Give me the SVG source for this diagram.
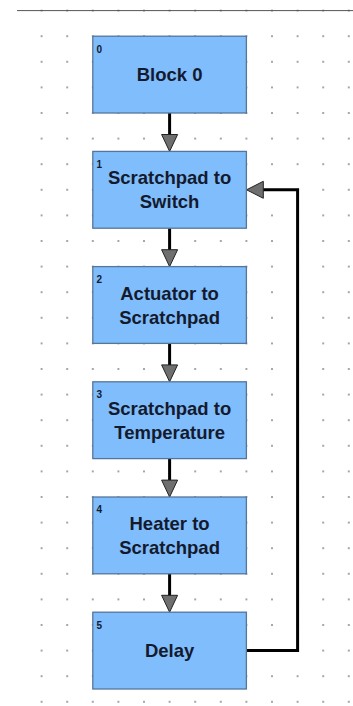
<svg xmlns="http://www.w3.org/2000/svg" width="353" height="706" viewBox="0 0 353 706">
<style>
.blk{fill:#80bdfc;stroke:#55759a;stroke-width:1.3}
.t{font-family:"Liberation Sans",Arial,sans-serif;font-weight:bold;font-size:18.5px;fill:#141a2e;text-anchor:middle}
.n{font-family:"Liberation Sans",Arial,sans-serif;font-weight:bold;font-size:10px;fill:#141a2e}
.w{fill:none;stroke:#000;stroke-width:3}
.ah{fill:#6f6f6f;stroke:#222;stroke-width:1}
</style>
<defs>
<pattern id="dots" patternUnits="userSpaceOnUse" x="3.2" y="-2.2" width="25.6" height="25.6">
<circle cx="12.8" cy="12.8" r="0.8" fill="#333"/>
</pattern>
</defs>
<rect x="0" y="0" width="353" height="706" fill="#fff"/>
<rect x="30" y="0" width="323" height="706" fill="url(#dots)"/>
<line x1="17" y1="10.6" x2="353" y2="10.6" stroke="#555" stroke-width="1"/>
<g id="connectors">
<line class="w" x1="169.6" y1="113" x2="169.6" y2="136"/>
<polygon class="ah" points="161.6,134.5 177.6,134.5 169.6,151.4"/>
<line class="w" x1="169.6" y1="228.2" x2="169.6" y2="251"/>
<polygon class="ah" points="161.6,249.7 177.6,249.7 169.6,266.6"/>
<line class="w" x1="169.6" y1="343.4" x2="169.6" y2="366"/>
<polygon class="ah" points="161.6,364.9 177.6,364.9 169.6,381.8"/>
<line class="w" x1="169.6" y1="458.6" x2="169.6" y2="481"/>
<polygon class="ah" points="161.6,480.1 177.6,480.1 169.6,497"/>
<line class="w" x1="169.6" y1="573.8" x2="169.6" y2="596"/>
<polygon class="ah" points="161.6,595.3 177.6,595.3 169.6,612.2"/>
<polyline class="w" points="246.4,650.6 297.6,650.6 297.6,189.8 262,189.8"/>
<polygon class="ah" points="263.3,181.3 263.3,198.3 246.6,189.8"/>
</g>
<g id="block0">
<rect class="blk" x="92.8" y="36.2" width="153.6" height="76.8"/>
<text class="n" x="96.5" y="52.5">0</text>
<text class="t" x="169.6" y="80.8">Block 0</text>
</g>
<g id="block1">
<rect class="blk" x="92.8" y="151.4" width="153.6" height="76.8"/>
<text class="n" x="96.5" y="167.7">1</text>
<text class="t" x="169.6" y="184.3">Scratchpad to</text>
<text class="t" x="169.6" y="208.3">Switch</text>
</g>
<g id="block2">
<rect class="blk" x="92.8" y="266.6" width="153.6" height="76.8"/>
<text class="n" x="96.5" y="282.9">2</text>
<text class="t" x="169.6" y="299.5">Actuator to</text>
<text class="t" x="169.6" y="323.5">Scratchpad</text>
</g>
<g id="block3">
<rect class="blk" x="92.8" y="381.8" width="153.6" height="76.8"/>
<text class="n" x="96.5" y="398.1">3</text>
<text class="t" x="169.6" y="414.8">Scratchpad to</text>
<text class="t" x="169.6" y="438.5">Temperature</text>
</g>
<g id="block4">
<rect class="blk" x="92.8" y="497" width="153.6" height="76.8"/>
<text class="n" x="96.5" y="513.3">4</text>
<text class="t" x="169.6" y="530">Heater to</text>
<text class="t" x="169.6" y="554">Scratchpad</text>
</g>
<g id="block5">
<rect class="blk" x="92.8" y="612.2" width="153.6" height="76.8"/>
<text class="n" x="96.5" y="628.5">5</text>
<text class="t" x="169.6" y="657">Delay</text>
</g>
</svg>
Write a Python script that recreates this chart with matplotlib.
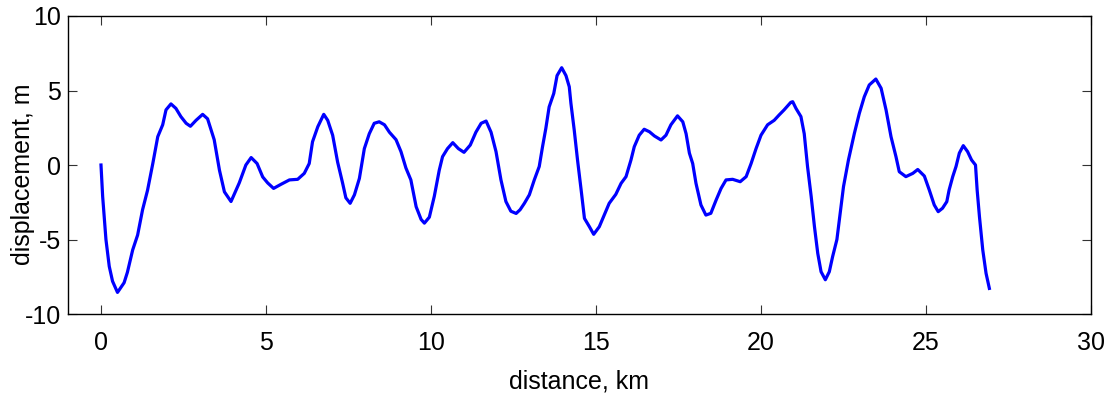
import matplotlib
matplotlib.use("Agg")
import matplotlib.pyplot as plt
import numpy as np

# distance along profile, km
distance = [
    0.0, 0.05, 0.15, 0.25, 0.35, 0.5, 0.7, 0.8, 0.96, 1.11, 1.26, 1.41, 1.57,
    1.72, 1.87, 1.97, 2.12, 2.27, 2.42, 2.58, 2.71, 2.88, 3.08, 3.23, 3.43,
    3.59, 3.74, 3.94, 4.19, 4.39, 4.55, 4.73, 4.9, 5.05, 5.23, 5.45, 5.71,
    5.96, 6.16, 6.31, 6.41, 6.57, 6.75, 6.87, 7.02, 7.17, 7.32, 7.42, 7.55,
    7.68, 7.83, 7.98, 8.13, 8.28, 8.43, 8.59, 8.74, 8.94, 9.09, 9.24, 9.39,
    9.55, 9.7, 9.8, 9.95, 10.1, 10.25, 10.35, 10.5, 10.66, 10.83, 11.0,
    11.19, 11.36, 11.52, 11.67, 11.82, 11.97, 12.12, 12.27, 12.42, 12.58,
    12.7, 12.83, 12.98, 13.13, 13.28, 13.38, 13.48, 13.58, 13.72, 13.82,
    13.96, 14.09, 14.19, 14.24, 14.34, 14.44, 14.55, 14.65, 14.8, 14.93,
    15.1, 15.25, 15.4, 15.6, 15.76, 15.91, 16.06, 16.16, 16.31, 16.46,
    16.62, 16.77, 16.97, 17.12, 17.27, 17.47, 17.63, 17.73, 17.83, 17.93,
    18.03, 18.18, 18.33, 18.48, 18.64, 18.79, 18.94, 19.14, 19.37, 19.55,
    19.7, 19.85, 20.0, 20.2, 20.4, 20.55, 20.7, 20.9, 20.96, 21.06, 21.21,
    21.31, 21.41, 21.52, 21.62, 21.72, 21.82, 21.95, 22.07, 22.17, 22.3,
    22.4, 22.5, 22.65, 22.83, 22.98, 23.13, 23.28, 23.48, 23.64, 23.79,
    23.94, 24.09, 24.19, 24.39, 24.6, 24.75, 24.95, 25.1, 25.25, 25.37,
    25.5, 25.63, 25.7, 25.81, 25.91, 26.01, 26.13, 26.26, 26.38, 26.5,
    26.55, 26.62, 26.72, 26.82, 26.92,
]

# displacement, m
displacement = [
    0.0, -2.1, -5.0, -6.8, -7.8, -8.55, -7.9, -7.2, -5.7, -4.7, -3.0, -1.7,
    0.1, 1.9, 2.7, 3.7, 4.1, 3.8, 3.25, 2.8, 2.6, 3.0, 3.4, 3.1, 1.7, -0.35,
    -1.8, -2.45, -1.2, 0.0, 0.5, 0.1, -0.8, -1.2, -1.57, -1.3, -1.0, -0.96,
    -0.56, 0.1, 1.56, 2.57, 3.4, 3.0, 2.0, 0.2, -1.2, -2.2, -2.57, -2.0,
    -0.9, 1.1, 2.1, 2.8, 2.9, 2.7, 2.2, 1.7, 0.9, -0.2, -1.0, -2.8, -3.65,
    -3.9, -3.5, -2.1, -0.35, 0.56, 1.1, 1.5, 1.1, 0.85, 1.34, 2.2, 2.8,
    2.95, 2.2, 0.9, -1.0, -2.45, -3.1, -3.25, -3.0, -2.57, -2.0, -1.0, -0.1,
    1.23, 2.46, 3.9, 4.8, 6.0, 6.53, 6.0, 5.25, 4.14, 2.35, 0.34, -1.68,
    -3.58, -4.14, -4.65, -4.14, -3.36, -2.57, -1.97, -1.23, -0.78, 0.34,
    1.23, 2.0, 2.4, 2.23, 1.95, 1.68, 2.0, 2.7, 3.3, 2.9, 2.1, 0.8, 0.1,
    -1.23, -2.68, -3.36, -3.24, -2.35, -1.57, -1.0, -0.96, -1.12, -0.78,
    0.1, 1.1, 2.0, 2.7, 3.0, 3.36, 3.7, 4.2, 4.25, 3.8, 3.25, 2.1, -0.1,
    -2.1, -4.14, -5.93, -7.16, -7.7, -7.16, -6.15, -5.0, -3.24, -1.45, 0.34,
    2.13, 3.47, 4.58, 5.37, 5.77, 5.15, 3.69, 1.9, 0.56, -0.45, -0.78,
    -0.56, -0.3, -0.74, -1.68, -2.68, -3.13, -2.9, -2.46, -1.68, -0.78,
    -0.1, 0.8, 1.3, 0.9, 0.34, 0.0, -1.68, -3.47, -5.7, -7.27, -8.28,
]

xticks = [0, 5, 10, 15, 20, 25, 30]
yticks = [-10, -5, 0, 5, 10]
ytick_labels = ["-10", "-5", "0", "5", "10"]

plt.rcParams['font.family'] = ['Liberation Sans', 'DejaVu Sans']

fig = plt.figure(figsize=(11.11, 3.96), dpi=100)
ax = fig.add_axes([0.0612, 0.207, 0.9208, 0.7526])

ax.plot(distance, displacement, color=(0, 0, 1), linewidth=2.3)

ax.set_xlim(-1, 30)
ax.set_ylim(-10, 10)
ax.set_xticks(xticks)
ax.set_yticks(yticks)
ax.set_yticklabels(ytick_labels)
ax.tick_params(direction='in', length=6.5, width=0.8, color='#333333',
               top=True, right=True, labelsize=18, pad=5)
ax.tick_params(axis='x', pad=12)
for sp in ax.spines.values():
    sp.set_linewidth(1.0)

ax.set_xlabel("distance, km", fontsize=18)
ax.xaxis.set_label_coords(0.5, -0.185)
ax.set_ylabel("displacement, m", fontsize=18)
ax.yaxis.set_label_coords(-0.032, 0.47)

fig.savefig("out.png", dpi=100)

==

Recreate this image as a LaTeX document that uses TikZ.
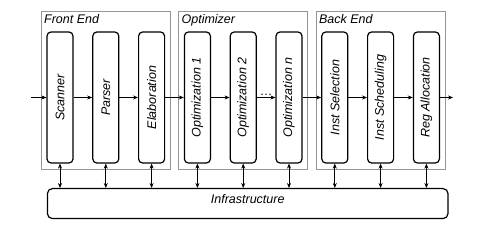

* * *

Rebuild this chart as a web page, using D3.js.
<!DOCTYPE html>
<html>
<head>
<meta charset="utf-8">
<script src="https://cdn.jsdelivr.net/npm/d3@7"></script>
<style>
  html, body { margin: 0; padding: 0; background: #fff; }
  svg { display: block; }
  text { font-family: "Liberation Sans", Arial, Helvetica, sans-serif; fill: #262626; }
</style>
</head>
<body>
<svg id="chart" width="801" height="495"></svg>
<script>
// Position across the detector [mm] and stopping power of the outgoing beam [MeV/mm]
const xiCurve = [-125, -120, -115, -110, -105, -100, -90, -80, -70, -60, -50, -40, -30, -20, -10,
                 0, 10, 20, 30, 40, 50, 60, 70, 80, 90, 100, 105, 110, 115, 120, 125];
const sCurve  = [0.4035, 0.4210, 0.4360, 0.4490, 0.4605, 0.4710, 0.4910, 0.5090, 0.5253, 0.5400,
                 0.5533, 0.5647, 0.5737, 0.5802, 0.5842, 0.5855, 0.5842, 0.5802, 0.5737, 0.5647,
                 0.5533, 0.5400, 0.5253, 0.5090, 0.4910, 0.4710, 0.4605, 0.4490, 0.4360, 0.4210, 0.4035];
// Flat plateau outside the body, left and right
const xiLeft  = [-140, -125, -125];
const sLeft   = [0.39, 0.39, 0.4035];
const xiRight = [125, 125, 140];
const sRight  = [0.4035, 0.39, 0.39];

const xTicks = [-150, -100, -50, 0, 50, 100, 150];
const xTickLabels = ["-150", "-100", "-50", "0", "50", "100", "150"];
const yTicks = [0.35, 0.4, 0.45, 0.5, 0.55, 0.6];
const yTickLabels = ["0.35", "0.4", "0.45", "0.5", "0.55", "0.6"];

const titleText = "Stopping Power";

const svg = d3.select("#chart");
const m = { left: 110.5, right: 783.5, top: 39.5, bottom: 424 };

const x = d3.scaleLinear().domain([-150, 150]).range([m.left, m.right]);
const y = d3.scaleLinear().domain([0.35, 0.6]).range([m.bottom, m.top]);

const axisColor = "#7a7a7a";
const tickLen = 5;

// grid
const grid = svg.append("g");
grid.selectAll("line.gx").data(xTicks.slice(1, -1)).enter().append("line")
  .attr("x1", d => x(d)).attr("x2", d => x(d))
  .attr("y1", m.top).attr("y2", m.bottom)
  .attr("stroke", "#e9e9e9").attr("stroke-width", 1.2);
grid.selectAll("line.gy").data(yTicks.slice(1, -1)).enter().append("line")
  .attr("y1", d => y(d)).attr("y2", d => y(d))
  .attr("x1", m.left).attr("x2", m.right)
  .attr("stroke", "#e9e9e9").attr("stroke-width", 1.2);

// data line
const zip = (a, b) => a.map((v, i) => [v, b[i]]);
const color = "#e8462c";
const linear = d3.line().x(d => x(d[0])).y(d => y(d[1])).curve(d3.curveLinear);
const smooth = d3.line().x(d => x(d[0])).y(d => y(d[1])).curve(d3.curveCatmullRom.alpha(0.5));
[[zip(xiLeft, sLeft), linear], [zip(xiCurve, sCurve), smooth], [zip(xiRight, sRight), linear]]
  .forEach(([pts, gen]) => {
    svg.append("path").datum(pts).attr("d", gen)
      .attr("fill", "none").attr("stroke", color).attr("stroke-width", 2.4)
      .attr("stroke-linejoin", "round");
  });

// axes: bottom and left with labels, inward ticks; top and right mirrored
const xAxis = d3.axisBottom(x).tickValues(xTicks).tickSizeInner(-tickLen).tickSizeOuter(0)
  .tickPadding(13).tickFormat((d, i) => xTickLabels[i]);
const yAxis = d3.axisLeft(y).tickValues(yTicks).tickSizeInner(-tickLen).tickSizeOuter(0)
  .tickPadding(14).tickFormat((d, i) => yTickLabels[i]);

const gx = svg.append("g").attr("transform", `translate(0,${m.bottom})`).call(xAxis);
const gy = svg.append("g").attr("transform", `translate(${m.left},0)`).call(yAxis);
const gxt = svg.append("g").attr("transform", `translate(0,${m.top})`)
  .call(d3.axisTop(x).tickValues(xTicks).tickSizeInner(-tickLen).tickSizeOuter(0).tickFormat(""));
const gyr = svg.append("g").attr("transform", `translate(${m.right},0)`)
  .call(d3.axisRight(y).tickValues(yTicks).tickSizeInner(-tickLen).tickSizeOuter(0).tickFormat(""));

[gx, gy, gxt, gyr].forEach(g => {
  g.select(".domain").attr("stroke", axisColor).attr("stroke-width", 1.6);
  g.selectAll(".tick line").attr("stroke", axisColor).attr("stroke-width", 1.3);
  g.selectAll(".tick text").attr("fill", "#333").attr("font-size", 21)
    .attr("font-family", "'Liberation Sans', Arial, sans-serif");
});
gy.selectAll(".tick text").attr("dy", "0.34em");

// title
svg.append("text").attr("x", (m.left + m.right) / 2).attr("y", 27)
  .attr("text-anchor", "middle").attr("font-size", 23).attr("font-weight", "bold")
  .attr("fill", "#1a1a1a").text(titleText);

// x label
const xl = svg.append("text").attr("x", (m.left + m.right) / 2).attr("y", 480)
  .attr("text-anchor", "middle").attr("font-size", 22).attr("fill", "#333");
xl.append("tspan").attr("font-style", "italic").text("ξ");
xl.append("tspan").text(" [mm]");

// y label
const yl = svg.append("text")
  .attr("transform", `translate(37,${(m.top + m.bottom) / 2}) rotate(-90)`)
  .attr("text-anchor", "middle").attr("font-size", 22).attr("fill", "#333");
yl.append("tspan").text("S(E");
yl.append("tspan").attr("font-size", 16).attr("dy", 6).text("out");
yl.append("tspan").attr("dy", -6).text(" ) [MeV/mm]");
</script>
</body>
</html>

WORK TO DO: Only the lines from the one containing "Write a Python" down to the one containing "import numpy as np" should be copied, exactly and with both ends kept. Drop the pictures.

OUTPUT OF THE EXERCISE:
Write a Python script that recreates this chart with matplotlib.
import matplotlib
matplotlib.use("Agg")
import matplotlib.pyplot as plt
import numpy as np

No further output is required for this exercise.